Linden wirken vital und gesund – innen schreitet die Zersetzung voran
Michaela Ott räumt ein, die alten Linden auf dem Schulplatz seien seit Längerem „Sorgenkinder“. Trotz diverser aufwändiger Schnittmaßnahmen, so auch zuletzt im Frühjahr 2023, sei der Erhalt einer Linde nun nicht mehr möglich, da der Brandkrustenpilz die Wurzel und den Stamm stark geschädigt habe. Dies wurde sowohl bei der regelmäßigen Kontrolle festgestellt als auch durch eine „eingehende Untersuchung“. Die Analysen ergaben, ein Baum muss weg.
Fachleuten zufolge zersetzt der Brandkrustenpilz bereits in einem frühen Stadium des Befalls den zentralen Wurzelbereich und den unteren zentralen Stammkern von Laubgehölzen. Das Problem: Der Befall werde häufig gar nicht festgestellt, weil der Baum seine Baumkrone weiter versorgen kann. Erst in einer sehr fortgeschrittenen Befallsphase zeigten sich Symptome an der Krone. Ein Kroneneinzug prägt sich aus, es gibt einen erhöhten Tot-Astanteil und eine Kronenauflichtung.
Sachverständiger hat die Linde genau untersucht
Und das sei die Gefahr, erläutert die Stadtsprecherin: Vermeintlich vitale, als gesund wahrgenommene Bäume können bei plötzlich auftretendem Wind plötzlich brechen. Besonders gefährdet sind Bäume, die keine ausgeprägten Wurzelanläufe ausgebildet haben, was bei infizierten Linden der Fall sei.
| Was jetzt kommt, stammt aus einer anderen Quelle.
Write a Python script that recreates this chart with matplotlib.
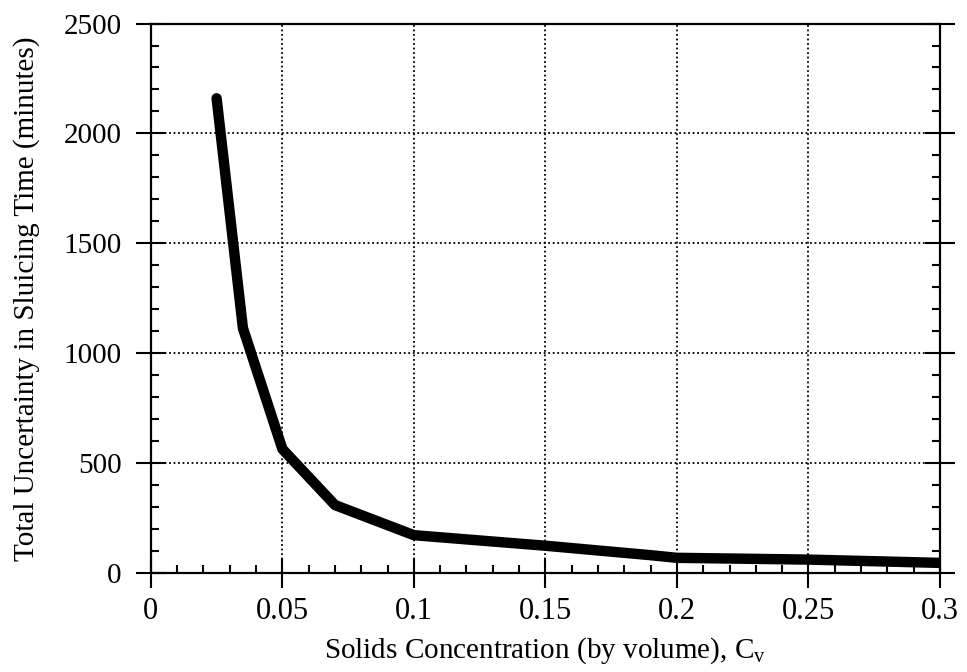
import matplotlib
matplotlib.use("Agg")
import matplotlib.pyplot as plt
from matplotlib.ticker import MultipleLocator

# Solids concentration (by volume) vs total uncertainty in sluicing time (minutes)
cv = [0.025, 0.035, 0.05, 0.07, 0.10, 0.15, 0.19, 0.20, 0.25, 0.30]
uncertainty = [2160, 1115, 565, 310, 173, 125, 82, 70, 62, 47]

x_ticks = [0, 0.05, 0.1, 0.15, 0.2, 0.25, 0.3]
x_tick_labels = ["0", "0.05", "0.1", "0.15", "0.2", "0.25", "0.3"]
y_ticks = [0, 500, 1000, 1500, 2000, 2500]

plt.rcParams["font.family"] = ["Liberation Serif", "DejaVu Serif"]
plt.rcParams["mathtext.default"] = "regular"

fig = plt.figure(figsize=(9.67, 6.72), dpi=100)
ax = fig.add_axes([0.156, 0.147, 0.816, 0.818])

ax.plot(cv, uncertainty, color="black", lw=7.5, solid_capstyle="round",
        solid_joinstyle="round")

ax.set_xlim(0, 0.3)
ax.set_ylim(0, 2500)
ax.set_xticks(x_ticks)
ax.set_xticklabels(x_tick_labels)
ax.set_yticks(y_ticks)
ax.xaxis.set_minor_locator(MultipleLocator(0.01))
ax.yaxis.set_minor_locator(MultipleLocator(100))

ax.grid(True, which="major", color="black", ls=(0, (1.0, 1.5)), lw=1.3)
ax.tick_params(which="major", direction="inout", length=22, width=1.5,
               labelsize=21, left=True, right=True, bottom=True, top=False)
ax.tick_params(axis="x", which="major", pad=6, labelsize=22)
ax.tick_params(axis="y", which="major", pad=10)
ax.tick_params(which="minor", direction="in", length=6, width=1.5,
               left=True, right=True, bottom=True, top=False)
for s in ax.spines.values():
    s.set_linewidth(1.6)

ax.set_xlabel("Solids Concentration (by volume), C$_v$", fontsize=21, labelpad=7)
ax.set_ylabel("Total Uncertainty in Sluicing Time (minutes)", fontsize=21, labelpad=17)

fig.savefig("out.png", dpi=100)
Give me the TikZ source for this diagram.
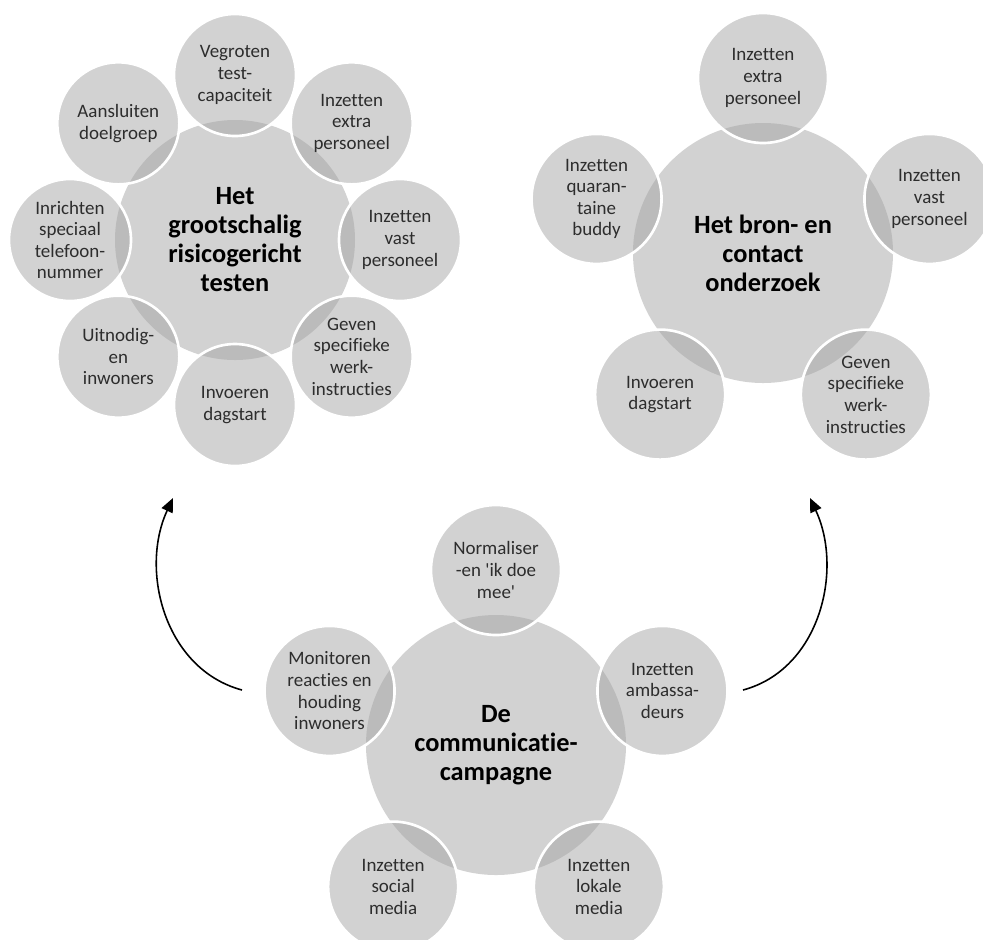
\documentclass[tikz,border=0pt]{standalone}
\usepackage{fontspec}
\setmainfont[Ligatures={NoCommon}]{Carlito}
\usetikzlibrary{arrows.meta}
\definecolor{schijf}{RGB}{210,210,210}
\definecolor{bol}{RGB}{165,165,165}
\definecolor{tekst}{RGB}{45,45,45}

\begin{document}
\begin{tikzpicture}[
    centre/.style ={circle, fill=schijf, inner sep=0pt, align=center, text=black,
                    font=\fontsize{15}{16.5}\selectfont\bfseries},
    satellite/.style ={circle, fill=bol, fill opacity=0.5, text opacity=1, draw=white,
                    line width=1.5pt, inner sep=0pt, align=center, text=tekst,
                    font=\fontsize{10.8}{12.3}\selectfont},
    pijl/.style ={line width=0.9pt, -{Triangle[length=2.8mm, width=2.4mm]}}]
   \useasboundingbox (0,0) rectangle (19.66,-18.78);

   % testen
   \begin{scope}[shift={(4.70,-4.80)}]
   \node[centre, minimum size=4.8cm] (T) at (0,0) {Het\\grootschalig\\risicogericht\\testen};
   \node[satellite, minimum size=2.44cm] (T1) at (90:3.3cm)   {Vegroten\\test-\\capaciteit};
   \node[satellite, minimum size=2.44cm] (T2) at (45:3.3cm)   {Inzetten\\extra\\personeel};
   \node[satellite, minimum size=2.44cm] (T3) at (0:3.3cm)    {Inzetten\\vast\\personeel};
   \node[satellite, minimum size=2.44cm] (T4) at (-45:3.3cm)  {Geven\\specifieke\\werk-\\instructies};
   \node[satellite, minimum size=2.44cm] (T5) at (-90:3.3cm)  {Invoeren\\dagstart};
   \node[satellite, minimum size=2.44cm] (T6) at (-135:3.3cm) {Uitnodig-\\en\\inwoners};
   \node[satellite, minimum size=2.44cm] (T7) at (180:3.3cm)  {Inrichten\\speciaal\\telefoon-\\nummer};
   \node[satellite, minimum size=2.44cm] (T8) at (135:3.3cm)  {Aansluiten\\doelgroep};
   \end{scope}

   % bron- en contactonderzoek
   \begin{scope}[shift={(15.26,-5.06)}]
   \node[centre, minimum size=5.2cm] (B) at (0,0) {Het bron- en\\contact\\onderzoek};
   \node[satellite, minimum size=2.6cm] (B1) at (90:3.5cm)   {Inzetten\\extra\\personeel};
   \node[satellite, minimum size=2.6cm] (B2) at (18:3.5cm)   {Inzetten\\vast\\personeel};
   \node[satellite, minimum size=2.6cm] (B3) at (-54:3.5cm)  {Geven\\specifieke\\werk-\\instructies};
   \node[satellite, minimum size=2.6cm] (B4) at (-126:3.5cm) {Invoeren\\dagstart};
   \node[satellite, minimum size=2.6cm] (B5) at (162:3.5cm)  {Inzetten\\quaran-\\taine\\buddy};
   \end{scope}

   % communicatiecampagne
   \begin{scope}[shift={(9.92,-14.90)}]
   \node[centre, minimum size=5.2cm] (C) at (0,0) {De\\communicatie-\\campagne};
   \node[satellite, minimum size=2.6cm] (C1) at (90:3.5cm)   {Normaliser\\-en \textquotesingle ik doe\\mee\textquotesingle};
   \node[satellite, minimum size=2.6cm] (C2) at (18:3.5cm)   {Inzetten\\ambassa-\\deurs};
   \node[satellite, minimum size=2.6cm] (C3) at (-54:3.5cm)  {Inzetten\\lokale\\media};
   \node[satellite, minimum size=2.6cm] (C4) at (-126:3.5cm) {Inzetten\\social\\media};
   \node[satellite, minimum size=2.6cm] (C5) at (162:3.5cm)  {Monitoren\\reacties en\\houding\\inwoners};
   \end{scope}

   \coordinate (L0) at (4.84,-13.80);
   \coordinate (L1) at (3.46,-9.96);
   \coordinate (R0) at (14.86,-13.80);
   \coordinate (R1) at (16.20,-9.96);
   \draw[pijl] (L0) to [out=165, in=245] (L1);
   \draw[pijl] (R0) to [out=15, in=-65] (R1);
 \end{tikzpicture}
\end{document}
Es komme in solchen Fällen regelmäßig zum „statischen Versagen“, obwohl die Bäume noch über eine gute bis befriedigende Belaubung aufweisen.
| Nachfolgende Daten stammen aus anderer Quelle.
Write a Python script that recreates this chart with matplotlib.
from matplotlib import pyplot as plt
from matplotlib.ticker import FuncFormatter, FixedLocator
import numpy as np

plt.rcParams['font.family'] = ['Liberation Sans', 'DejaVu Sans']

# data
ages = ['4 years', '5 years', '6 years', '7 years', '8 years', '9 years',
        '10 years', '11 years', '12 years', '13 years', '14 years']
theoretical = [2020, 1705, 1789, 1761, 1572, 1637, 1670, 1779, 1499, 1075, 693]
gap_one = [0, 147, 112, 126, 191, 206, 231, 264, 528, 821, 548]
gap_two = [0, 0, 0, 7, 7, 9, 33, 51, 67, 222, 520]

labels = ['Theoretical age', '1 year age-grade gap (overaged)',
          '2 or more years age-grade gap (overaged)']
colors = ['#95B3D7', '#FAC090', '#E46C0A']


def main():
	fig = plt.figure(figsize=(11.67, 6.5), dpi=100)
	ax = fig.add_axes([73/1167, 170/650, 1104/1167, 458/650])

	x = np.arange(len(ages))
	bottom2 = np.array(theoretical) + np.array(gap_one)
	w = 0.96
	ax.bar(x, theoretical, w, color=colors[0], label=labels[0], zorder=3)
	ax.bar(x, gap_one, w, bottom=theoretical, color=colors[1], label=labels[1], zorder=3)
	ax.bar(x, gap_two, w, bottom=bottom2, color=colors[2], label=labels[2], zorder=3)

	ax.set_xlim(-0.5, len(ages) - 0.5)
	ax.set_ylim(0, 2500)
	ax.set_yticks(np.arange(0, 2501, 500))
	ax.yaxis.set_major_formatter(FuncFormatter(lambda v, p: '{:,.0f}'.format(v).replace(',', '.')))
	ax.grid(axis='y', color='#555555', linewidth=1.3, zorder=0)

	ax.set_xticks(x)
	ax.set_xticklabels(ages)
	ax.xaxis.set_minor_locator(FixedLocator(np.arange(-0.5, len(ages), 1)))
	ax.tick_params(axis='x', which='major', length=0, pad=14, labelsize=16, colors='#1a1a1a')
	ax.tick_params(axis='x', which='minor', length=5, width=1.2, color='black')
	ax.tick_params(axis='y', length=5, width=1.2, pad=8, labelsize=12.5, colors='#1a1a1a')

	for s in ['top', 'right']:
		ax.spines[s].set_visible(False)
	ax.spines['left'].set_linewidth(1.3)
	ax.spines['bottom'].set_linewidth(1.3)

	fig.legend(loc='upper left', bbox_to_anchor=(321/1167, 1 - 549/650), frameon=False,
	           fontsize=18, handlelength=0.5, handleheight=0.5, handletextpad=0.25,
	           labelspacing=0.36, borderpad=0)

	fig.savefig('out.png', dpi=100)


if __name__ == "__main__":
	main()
Vergangenen Monat wurde die Linde auf dem Schulplatz durch einen öffentlich bestellten und vereidigten Sachverständigen geprüft, durch drei Bohrwiderstandsmessungen. In seinem Gutachten vom 27. April 2023 resümiert er: „Der Brandkrustenpilz verursacht eine intensive Moderfäule. Von dem Baum geht eine hohe Bruchgefahr aus. Deshalb wird empfohlen, den Baum zeitnah zu entnehmen.“
Die Stadt steckt in einem Dilemma, zumal das Areal ein beliebter und gut besuchter Ort ist. Das Problem ist nach den Worten von Baudezernent Jan Juraschek aber komplexer: „Die Vitalität unseres Großgrüns nimmt verstärkt durch die zurückliegenden Trockenjahre ab.“ Was umso mehr schmerzt, „wenn im Wohnzimmer unserer Stadt Bäume abgängig sind, welche das Stadtbild über viele Generationen geprägt haben.“
Trockenperioden gefährden das Grün in der Stadt
Auch die Kommune denkt deshalb wie andernorts an eine Option: „Der klimaresiliente Umbau unseres Großgrüns wird uns in den nächsten Jahren erheblich beschäftigen. Ohne Gegenmaßnahmen wird der Verlust an Biomasse zunehmen, weniger Bäume können dann auch nicht für notwendigen Schatten sorgen. Um für die Herausforderungen gewappnet zu sein, müssen wir uns heute intensiv mit der Zukunft des Großgrüns auseinandersetzen: Bei Neupflanzungen werden wir uns auf resistentere Sorten konzentrieren“, schlussfolgert der Baudezernent. Aber es bedürfe ebenso eines intelligenten Wassermanagements. „Das alles kostet Geld – dem Klimawandel zu begegnen, wird es nicht zum Nulltarif geben“, so Juraschek.
Im Anschluss an die Fällung wird der Stadtservice der Stadtwerke Neuruppin die Fläche wieder verkehrssicher herstellen. Eine dauerhafte Beeinträchtigung des Publikumsverkehrs wird nicht erwartet.